Tread width is typically thought of as a measurement between the outboard and inboard edges of a new tire's tread design. Ideally it approximates the width of the tread that comes into contact with the road. Unfortunately measuring tire tread width isn't as simple as laying a ruler across the tread.

While it's relatively easy to measure the square-shouldered designs used on many winter and off-road light truck tires, it is far more challenging to measure treads with multiple radiuses and rounded shoulders featured on most passenger and performance tires.

Square-Shoulder Tread

Measuring the tread width of square-shouldered tires is relatively easy, since the tread's edges are easily identifiable.

Round-Shoulder Tread

Measuring the tread width of rounded-shouldered tires is more challenging because identifying the tread edges is difficult.

Unfortunately there isn't an industry standard that establishes a single procedure for how to measure tire tread widths. And since tire manufacturers can use different methods, their published tread widths would only be meaningful when compared to other tires measured the exact same way.

This makes it challenging to compare tread widths of one tire brand to another, and most tire manufacturers have simply chosen to eliminate tread width dimensions from their brochures and websites.

Because tread width is still a dimension of interest to our customers, Tire Rack has established a common measurement method to address this issue.

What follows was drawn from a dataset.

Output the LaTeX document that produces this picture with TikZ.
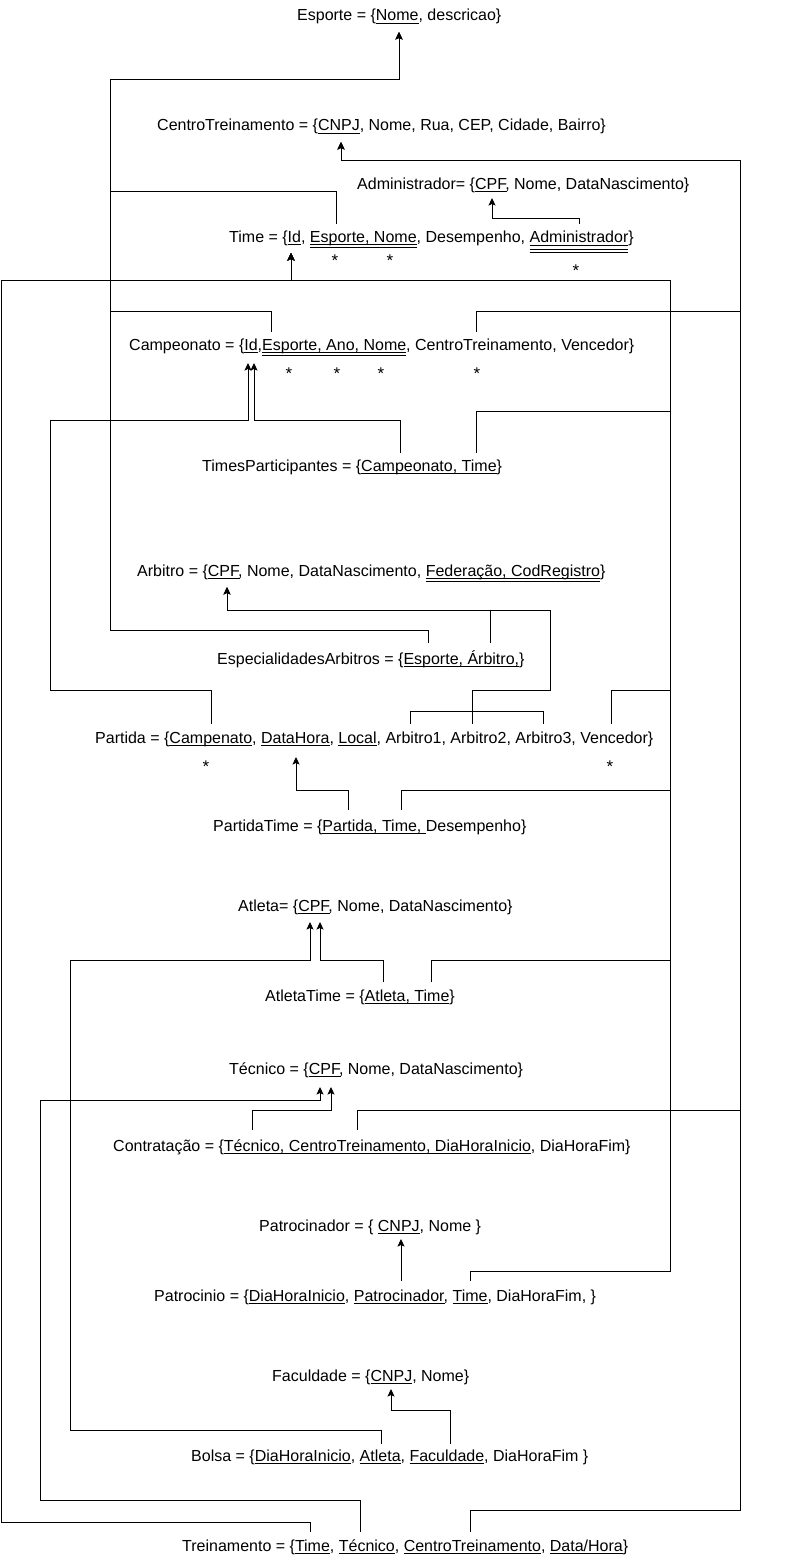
\documentclass[tikz,border=0pt]{standalone}
\usepackage{fontspec}
\setmainfont{Liberation Sans}
\usetikzlibrary{arrows.meta}

% underlines drawn as rules under the key attributes
\newlength\ulwd
\newcommand\ulone[1]{\settowidth\ulwd{#1}\rlap{\rule[-3.2bp]{\ulwd}{0.9bp}}#1}
\newcommand\ultwo[1]{\settowidth\ulwd{#1}\rlap{\rule[-3.2bp]{\ulwd}{0.9bp}}\rlap{\rule[-6bp]{\ulwd}{0.9bp}}#1}
\newcommand\ulthree[1]{\settowidth\ulwd{#1}\rlap{\rule[-4bp]{\ulwd}{0.9bp}}\rlap{\rule[-7.7bp]{\ulwd}{0.9bp}}\rlap{\rule[-10.7bp]{\ulwd}{0.9bp}}#1}

\tikzset{
  rel/.style={font=\fontsize{16bp}{19bp}\selectfont, anchor=base west, inner sep=0pt},
  star/.style={font=\fontsize{17bp}{19bp}\selectfont, anchor=base, inner sep=0pt},
  link/.style={line width=1bp, line join=miter},
  fk/.style={link, -{Stealth[length=7.5bp,width=7bp,inset=1.5bp]}}
}

\begin{document}
\begin{tikzpicture}[x=1bp,y=-1bp]
\fill[white] (0,0) rectangle (788,1561);
\useasboundingbox (0,0) rectangle (788,1561);

% relations
\node[rel] (esporte) at (297,21) {Esporte = \{\ulone{Nome}, descricao\}};
\node[rel] (centro) at (157,131) {CentroTreinamento = \{\ulone{CNPJ}, Nome, Rua, CEP, Cidade, Bairro\}};
\node[rel] (admin) at (357,189) {Administrador= \{\ulone{CPF}, Nome, DataNascimento\}};
\node[rel] (time) at (229,242) {Time = \{\ulone{Id}, \ultwo{Esporte, Nome}, Desempenho, \ulthree{Administrador}\}};
\node[rel] (camp) at (129,350) {Campeonato = \{\ulone{Id},\ultwo{Esporte, Ano, Nome}, CentroTreinamento, Vencedor\}};
\node[rel] (tpart) at (202,471) {TimesParticipantes = \{\ulone{Campeonato, Time}\}};
\node[rel] (arb) at (137,576) {Arbitro = \{\ulone{CPF}, Nome, DataNascimento, \ultwo{Federação, CodRegistro}\}};
\node[rel] (esparb) at (217,664) {EspecialidadesArbitros = \{\ulone{Esporte, Árbitro,}\}};
\node[rel] (partida) at (95,743) {Partida = \{\ulone{Campenato}, \ulone{DataHora}, \ulone{Local}, Arbitro1, Arbitro2, Arbitro3, Vencedor\}};
\node[rel] (ptime) at (213,831) {PartidaTime = \{\ulone{Partida, Time, }Desempenho\}};
\node[rel] (atleta) at (238,911) {Atleta= \{\ulone{CPF}, Nome, DataNascimento\}};
\node[rel] (atime) at (265,1001) {AtletaTime = \{\ulone{Atleta, Time}\}};
\node[rel] (tecnico) at (229,1074) {Técnico = \{\ulone{CPF}, Nome, DataNascimento\}};
\node[rel] (contrat) at (113,1151) {Contratação = \{\ulone{Técnico, CentroTreinamento, DiaHoraInicio}, DiaHoraFim\}};
\node[rel] (patrocinador) at (259,1231) {Patrocinador = \{ \ulone{CNPJ}, Nome \}};
\node[rel] (patrocinio) at (154,1301) {Patrocinio = \{\ulone{DiaHoraInicio}, \ulone{Patrocinador}, \ulone{Time}, DiaHoraFim, \}};
\node[rel] (faculdade) at (272,1381) {Faculdade = \{\ulone{CNPJ}, Nome\}};
\node[rel] (bolsa) at (191,1461) {Bolsa = \{\ulone{DiaHoraInicio}, \ulone{Atleta}, \ulone{Faculdade}, DiaHoraFim \}};
\node[rel] (treino) at (182,1551) {Treinamento = \{\ulone{Time}, \ulone{Técnico}, \ulone{CentroTreinamento}, \ulone{Data/Hora}\}};

% asterisks under attributes
\node[star] (st1) at (335,266) {*};
\node[star] (st2) at (390,266) {*};
\node[star] (st3) at (576,276) {*};
\node[star] (sc1) at (289,379) {*};
\node[star] (sc2) at (337,379) {*};
\node[star] (sc3) at (381,379) {*};
\node[star] (sc4) at (477,379) {*};
\node[star] (sp1) at (206,772) {*};
\node[star] (sp2) at (610,772) {*};

% attribute ports
\coordinate (esporte-nome) at (399,32);
\coordinate (ct-cnpj) at (341,142);
\coordinate (adm-cpf) at (492,198);
\coordinate (time-id) at (291,253);
\coordinate (time-esp) at (336,224);
\coordinate (time-adm) at (579,224);
\coordinate (camp-idA) at (248,363);
\coordinate (camp-idB) at (254,363);
\coordinate (camp-esp) at (271,332);
\coordinate (camp-ct) at (476,332);
\coordinate (tp-camp) at (400,453);
\coordinate (tp-time) at (476,453);
\coordinate (arb-cpf) at (227,587);
\coordinate (ea-esp) at (428,643);
\coordinate (ea-arb) at (490,643);
\coordinate (part-camp) at (211,724);
\coordinate (part-dh) at (296,757);
\coordinate (part-a1) at (410,724);
\coordinate (part-a2) at (472,724);
\coordinate (part-a3) at (543,724);
\coordinate (part-venc) at (611,724);
\coordinate (pt-part) at (348,810);
\coordinate (pt-time) at (401,810);
\coordinate (atl-cpfA) at (310,922);
\coordinate (atl-cpfB) at (320,922);
\coordinate (at-atl) at (383,982);
\coordinate (at-time) at (431,982);
\coordinate (tec-cpfA) at (320,1087);
\coordinate (tec-cpfB) at (331,1087);
\coordinate (con-tec) at (252,1130);
\coordinate (con-ct) at (357,1130);
\coordinate (pat-cnpj) at (401,1239);
\coordinate (pa-pat) at (401,1281);
\coordinate (pa-time) at (470,1281);
\coordinate (fac-cnpj) at (391,1389);
\coordinate (bol-atl) at (381,1444);
\coordinate (bol-fac) at (450,1444);
\coordinate (tr-time) at (310,1532);
\coordinate (tr-tec) at (360,1532);
\coordinate (tr-ct) at (470,1532);

% references to Esporte
\draw[fk] (time-esp) |- (110,191) -- (110,80) -| (esporte-nome);
\draw[fk] (camp-esp) |- (110,311) -- (110,80) -| (esporte-nome);
\draw[fk] (ea-esp) |- (110,630) -- (110,80) -| (esporte-nome);

% references to CentroTreinamento
\draw[fk] (camp-ct) |- (740,311) -- (740,160) -| (ct-cnpj);
\draw[fk] (con-ct) |- (740,1110) -- (740,160) -| (ct-cnpj);
\draw[fk] (tr-ct) |- (740,1510) -- (740,160) -| (ct-cnpj);

% reference to Administrador
\draw[fk] (time-adm) -- (579,218) -| (adm-cpf);

% references to Time
\draw[fk] (tp-time) |- (670,411) -- (670,280) -| (time-id);
\draw[fk] (part-venc) |- (670,690) -- (670,280) -| (time-id);
\draw[fk] (pt-time) |- (670,790) -- (670,280) -| (time-id);
\draw[fk] (at-time) |- (670,960) -- (670,280) -| (time-id);
\draw[fk] (pa-time) |- (670,1271) -- (670,280) -| (time-id);
\draw[fk] (tr-time) |- (1,1522) -- (1,280) -| (time-id);

% references to Campeonato
\draw[fk] (tp-camp) -- (400,420) -| (camp-idB);
\draw[fk] (part-camp) |- (50,690) -- (50,420) -| (camp-idA);

% references to Arbitro
\draw[fk] (ea-arb) -- (490,610) -| (arb-cpf);
\draw[fk] (part-a2) -- (472,690) -| (550,610) -| (arb-cpf);
\draw[link] (part-a1) -- (410,711) -- (543,711) -- (part-a3);

% reference to Partida
\draw[fk] (pt-part) -- (348,790) -| (part-dh);

% references to Atleta
\draw[fk] (at-atl) -- (383,960) -| (atl-cpfB);
\draw[fk] (bol-atl) |- (70,1430) -- (70,960) -| (atl-cpfA);

% references to Técnico
\draw[fk] (con-tec) -- (252,1110) -| (tec-cpfB);
\draw[fk] (tr-tec) |- (40,1500) -- (40,1100) -| (tec-cpfA);

% reference to Patrocinador
\draw[fk] (pa-pat) -- (pat-cnpj);

% reference to Faculdade
\draw[fk] (bol-fac) -- (450,1410) -| (fac-cnpj);
\end{tikzpicture}
\end{document}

The Tire Rack tread width measurement tool helps us define how much of a rounded shoulder's over-the-horizon tread width should be included in the measurement. We use a 20" long tool made with square tube featuring a 30° bend in the middle. Centering this tool on top of the tread design helps us approximate how much of the tread will be in contact with the road when in service.

TR Tool with Round-Shoulder Tread

Measuring the tread width of rounded-shouldered tires is defined by centering our tool on top of the tread and measuring the distance from the outboard to inboard contact.

Once we know the points of contact, we then use a flexible flat steel ruler to measure between those two points. This tool can be used on tires with rounded shoulders, as well as those with square shoulders.

While Tire Rack tread width dimensions may differ slightly from those published by the few remaining tire manufacturers that still offer them, it will be applied universally.